Start at the line that contains "Write a web", stop at the line that contains "1.002, 0.791, 0.653];", and repeat every line in that span, those two included, with no pictures.
##### Given data #####
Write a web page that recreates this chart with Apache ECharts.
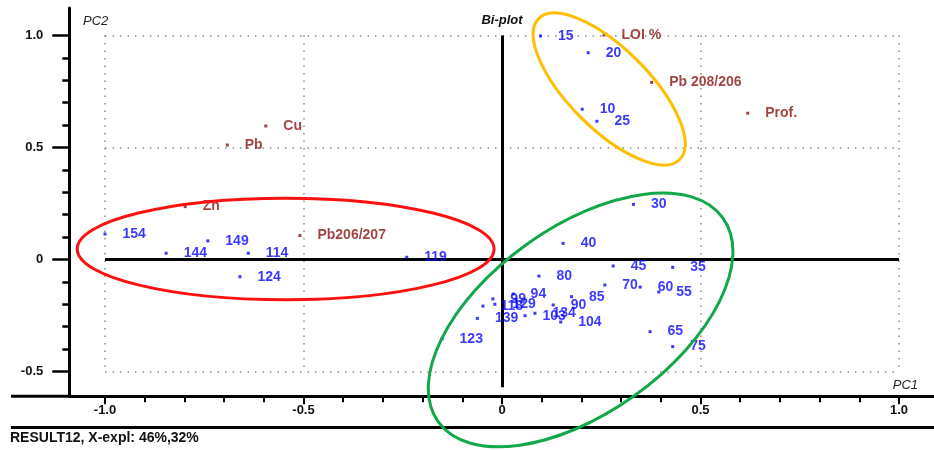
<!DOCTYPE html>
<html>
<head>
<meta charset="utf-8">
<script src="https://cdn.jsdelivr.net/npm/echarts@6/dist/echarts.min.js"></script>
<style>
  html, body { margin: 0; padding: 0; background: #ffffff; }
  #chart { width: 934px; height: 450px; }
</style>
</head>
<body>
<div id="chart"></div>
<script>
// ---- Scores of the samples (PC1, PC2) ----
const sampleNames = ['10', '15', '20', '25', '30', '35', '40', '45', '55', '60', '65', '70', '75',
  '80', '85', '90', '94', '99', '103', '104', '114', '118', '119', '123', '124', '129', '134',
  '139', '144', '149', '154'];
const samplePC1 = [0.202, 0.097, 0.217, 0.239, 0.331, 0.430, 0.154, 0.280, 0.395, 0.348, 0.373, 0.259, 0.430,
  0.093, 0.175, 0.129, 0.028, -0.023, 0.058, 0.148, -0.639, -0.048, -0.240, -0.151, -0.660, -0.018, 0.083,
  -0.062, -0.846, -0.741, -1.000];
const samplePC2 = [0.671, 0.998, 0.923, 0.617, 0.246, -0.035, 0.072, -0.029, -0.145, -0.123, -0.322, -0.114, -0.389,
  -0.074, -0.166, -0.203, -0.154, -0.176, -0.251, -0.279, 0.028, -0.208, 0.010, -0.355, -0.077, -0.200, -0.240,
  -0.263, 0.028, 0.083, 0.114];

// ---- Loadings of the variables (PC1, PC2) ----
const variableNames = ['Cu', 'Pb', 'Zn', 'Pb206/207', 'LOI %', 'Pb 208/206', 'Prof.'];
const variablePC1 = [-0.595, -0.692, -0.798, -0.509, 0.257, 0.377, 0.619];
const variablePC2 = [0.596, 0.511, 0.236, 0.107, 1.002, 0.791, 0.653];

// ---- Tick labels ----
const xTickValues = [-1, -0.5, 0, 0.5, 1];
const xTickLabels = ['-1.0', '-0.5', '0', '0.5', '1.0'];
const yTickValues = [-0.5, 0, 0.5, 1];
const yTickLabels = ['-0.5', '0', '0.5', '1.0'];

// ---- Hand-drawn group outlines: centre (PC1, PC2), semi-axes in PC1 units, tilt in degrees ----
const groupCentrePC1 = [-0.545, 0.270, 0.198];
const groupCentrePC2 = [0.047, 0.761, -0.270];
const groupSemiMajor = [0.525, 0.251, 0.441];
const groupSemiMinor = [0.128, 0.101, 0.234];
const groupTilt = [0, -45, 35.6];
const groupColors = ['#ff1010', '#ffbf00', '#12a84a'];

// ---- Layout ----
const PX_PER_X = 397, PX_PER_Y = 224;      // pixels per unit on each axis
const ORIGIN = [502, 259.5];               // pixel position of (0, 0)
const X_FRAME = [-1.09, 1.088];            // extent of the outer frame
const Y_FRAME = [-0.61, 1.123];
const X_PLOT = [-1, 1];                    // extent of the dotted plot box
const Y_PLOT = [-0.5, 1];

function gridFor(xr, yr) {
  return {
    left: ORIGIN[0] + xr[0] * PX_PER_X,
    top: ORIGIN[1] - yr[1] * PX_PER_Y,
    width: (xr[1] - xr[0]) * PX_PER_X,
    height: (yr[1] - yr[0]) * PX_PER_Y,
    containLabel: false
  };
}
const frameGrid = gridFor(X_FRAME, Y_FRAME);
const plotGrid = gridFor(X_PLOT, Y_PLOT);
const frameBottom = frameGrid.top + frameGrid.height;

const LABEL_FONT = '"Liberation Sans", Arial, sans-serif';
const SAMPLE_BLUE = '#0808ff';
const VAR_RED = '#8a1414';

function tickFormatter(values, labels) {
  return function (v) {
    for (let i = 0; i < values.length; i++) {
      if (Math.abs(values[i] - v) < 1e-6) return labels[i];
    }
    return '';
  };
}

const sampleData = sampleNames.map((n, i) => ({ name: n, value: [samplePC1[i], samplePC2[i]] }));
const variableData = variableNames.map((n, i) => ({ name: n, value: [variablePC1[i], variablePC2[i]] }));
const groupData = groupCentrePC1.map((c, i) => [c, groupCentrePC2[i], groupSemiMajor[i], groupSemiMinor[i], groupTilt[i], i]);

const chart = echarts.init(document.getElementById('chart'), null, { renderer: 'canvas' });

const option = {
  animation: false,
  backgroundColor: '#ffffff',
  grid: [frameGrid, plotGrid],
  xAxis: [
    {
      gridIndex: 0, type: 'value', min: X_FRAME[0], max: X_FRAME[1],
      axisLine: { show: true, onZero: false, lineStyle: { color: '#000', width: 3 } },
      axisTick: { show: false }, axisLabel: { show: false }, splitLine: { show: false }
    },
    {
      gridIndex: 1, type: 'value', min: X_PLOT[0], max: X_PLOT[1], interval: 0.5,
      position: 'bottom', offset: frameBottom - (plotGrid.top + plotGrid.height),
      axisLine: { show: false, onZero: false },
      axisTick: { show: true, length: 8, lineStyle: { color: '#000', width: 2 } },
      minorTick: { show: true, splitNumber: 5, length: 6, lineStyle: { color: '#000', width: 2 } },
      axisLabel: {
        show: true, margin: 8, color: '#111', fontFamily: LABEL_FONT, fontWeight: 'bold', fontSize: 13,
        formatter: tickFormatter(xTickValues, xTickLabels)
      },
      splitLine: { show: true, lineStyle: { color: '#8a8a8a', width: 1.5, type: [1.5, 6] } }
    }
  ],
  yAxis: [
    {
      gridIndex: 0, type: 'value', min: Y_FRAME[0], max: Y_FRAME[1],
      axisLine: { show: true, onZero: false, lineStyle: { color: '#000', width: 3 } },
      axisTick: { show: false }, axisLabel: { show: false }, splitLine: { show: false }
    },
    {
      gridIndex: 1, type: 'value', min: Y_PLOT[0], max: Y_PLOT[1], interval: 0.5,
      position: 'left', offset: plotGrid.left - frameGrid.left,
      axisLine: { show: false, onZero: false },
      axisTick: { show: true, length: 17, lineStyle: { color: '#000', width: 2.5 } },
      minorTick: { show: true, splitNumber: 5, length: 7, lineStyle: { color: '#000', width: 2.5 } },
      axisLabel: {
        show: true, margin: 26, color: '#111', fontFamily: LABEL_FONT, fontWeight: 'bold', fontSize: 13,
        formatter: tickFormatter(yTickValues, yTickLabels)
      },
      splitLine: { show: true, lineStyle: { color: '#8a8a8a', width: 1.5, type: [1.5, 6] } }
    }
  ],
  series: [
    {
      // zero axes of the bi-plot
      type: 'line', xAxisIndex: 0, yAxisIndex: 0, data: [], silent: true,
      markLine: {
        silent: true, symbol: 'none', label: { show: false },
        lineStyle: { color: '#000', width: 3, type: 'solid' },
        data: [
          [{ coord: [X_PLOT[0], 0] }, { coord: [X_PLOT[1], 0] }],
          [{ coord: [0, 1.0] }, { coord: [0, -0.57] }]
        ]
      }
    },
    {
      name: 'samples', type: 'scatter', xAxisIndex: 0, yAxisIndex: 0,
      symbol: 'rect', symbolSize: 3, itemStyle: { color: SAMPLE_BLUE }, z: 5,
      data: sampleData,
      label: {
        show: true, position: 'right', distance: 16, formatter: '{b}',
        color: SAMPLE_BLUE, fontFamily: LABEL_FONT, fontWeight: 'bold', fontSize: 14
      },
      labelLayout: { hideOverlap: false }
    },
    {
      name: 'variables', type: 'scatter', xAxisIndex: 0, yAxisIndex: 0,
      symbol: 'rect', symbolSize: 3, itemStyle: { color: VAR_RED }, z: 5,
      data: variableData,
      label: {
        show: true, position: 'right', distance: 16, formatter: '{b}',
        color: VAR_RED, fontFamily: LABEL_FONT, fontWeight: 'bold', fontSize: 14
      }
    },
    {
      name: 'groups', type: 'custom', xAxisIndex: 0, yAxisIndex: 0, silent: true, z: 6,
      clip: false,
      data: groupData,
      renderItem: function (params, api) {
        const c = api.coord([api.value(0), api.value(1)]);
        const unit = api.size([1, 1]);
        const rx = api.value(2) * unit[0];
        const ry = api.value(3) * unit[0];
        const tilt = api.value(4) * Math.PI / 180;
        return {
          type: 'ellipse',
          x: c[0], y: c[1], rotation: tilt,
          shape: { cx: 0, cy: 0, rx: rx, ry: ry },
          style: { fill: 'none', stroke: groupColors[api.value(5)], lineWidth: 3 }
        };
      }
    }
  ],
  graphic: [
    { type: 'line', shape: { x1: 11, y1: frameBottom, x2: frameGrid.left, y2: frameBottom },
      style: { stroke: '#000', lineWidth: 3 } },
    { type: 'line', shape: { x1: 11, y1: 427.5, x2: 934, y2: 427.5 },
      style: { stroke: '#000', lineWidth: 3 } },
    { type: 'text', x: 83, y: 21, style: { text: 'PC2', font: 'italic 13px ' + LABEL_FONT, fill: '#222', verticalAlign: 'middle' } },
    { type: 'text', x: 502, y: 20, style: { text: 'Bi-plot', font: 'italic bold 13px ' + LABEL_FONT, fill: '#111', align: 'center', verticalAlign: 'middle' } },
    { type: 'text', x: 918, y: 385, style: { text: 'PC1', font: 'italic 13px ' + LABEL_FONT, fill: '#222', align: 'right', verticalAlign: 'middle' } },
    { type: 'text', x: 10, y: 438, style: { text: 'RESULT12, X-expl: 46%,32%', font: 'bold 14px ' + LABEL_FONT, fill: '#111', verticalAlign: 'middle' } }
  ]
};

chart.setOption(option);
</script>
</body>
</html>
#####
##### Given data #####
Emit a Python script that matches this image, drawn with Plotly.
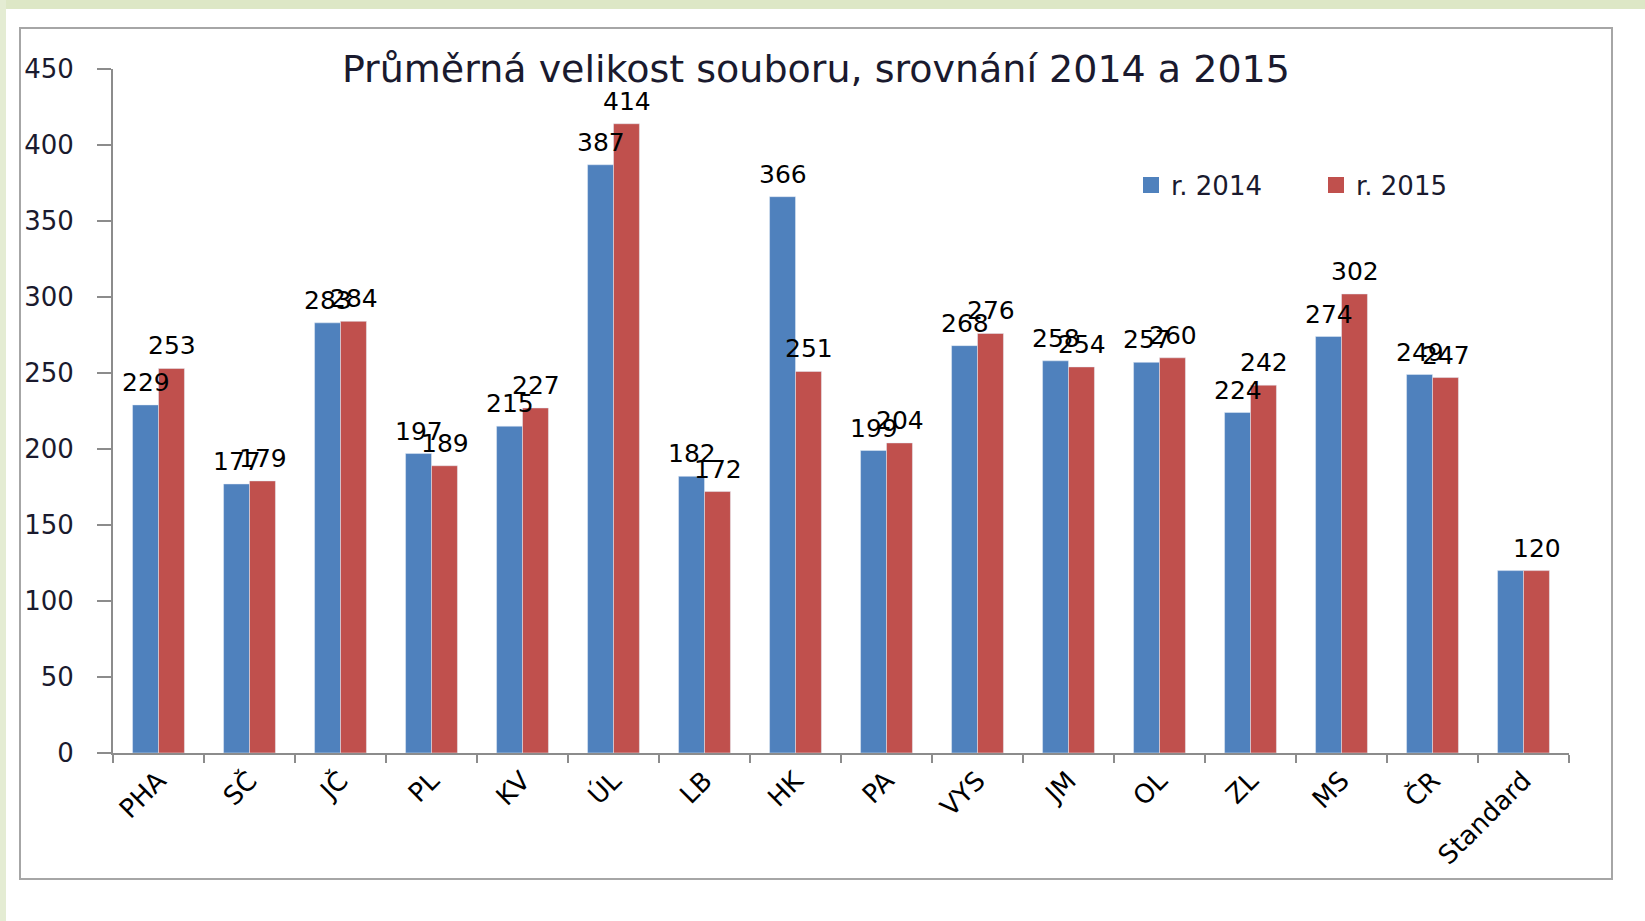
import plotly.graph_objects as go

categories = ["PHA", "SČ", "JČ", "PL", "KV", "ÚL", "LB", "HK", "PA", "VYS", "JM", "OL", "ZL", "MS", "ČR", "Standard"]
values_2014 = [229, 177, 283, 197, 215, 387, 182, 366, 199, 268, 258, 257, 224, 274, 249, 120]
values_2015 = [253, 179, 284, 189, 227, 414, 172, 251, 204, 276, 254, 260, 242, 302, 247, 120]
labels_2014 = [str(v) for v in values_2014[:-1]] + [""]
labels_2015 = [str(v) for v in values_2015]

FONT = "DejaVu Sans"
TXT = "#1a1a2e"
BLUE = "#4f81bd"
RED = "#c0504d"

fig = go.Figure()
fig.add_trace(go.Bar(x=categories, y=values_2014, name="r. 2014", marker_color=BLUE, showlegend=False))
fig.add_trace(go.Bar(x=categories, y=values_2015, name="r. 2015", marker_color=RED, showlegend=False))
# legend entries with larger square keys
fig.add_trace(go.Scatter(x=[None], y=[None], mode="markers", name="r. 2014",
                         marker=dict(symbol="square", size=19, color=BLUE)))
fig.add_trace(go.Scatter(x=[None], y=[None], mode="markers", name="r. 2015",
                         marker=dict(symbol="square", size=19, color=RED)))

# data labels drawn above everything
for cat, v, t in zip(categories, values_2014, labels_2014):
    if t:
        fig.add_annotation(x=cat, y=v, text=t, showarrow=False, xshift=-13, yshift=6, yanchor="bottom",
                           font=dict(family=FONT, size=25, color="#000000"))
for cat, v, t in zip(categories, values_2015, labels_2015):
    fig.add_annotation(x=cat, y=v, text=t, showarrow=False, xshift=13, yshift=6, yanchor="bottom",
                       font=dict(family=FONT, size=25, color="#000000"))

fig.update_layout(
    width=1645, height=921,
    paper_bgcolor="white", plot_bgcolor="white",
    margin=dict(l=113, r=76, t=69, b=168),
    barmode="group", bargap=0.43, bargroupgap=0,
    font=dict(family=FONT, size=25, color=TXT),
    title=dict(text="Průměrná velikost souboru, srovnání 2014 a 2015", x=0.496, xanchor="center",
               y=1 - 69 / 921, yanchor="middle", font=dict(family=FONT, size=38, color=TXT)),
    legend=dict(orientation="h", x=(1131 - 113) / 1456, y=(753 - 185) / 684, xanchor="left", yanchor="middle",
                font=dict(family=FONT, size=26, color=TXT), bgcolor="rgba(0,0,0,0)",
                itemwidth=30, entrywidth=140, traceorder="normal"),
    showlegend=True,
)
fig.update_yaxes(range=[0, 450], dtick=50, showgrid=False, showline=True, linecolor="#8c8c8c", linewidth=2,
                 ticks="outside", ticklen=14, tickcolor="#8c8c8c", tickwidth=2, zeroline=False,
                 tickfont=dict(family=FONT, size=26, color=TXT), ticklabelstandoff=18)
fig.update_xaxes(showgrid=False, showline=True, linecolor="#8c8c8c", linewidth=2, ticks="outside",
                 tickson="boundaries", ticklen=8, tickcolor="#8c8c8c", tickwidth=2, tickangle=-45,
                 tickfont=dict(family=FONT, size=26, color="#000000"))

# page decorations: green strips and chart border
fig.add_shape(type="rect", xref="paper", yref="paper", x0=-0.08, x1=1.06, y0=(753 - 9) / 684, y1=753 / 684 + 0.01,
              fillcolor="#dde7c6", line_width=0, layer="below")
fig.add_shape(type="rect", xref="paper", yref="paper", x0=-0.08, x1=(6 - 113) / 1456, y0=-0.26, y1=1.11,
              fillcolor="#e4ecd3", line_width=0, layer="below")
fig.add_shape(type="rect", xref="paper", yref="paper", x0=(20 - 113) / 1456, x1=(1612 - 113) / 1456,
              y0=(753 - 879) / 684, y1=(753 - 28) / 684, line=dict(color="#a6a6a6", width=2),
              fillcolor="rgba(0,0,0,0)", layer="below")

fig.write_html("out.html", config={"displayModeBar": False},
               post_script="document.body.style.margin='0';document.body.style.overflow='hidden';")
#####
#### The output:
Write a web page that recreates this chart with Apache ECharts.
<!DOCTYPE html>
<html>
<head>
<meta charset="utf-8">
<script src="https://cdn.jsdelivr.net/npm/echarts@6/dist/echarts.min.js"></script>
<style>
  html, body { margin: 0; padding: 0; background: #ffffff; }
  #chart { width: 934px; height: 450px; }
</style>
</head>
<body>
<div id="chart"></div>
<script>
// ---- Scores of the samples (PC1, PC2) ----
const sampleNames = ['10', '15', '20', '25', '30', '35', '40', '45', '55', '60', '65', '70', '75',
  '80', '85', '90', '94', '99', '103', '104', '114', '118', '119', '123', '124', '129', '134',
  '139', '144', '149', '154'];
const samplePC1 = [0.202, 0.097, 0.217, 0.239, 0.331, 0.430, 0.154, 0.280, 0.395, 0.348, 0.373, 0.259, 0.430,
  0.093, 0.175, 0.129, 0.028, -0.023, 0.058, 0.148, -0.639, -0.048, -0.240, -0.151, -0.660, -0.018, 0.083,
  -0.062, -0.846, -0.741, -1.000];
const samplePC2 = [0.671, 0.998, 0.923, 0.617, 0.246, -0.035, 0.072, -0.029, -0.145, -0.123, -0.322, -0.114, -0.389,
  -0.074, -0.166, -0.203, -0.154, -0.176, -0.251, -0.279, 0.028, -0.208, 0.010, -0.355, -0.077, -0.200, -0.240,
  -0.263, 0.028, 0.083, 0.114];

// ---- Loadings of the variables (PC1, PC2) ----
const variableNames = ['Cu', 'Pb', 'Zn', 'Pb206/207', 'LOI %', 'Pb 208/206', 'Prof.'];
const variablePC1 = [-0.595, -0.692, -0.798, -0.509, 0.257, 0.377, 0.619];
const variablePC2 = [0.596, 0.511, 0.236, 0.107, 1.002, 0.791, 0.653];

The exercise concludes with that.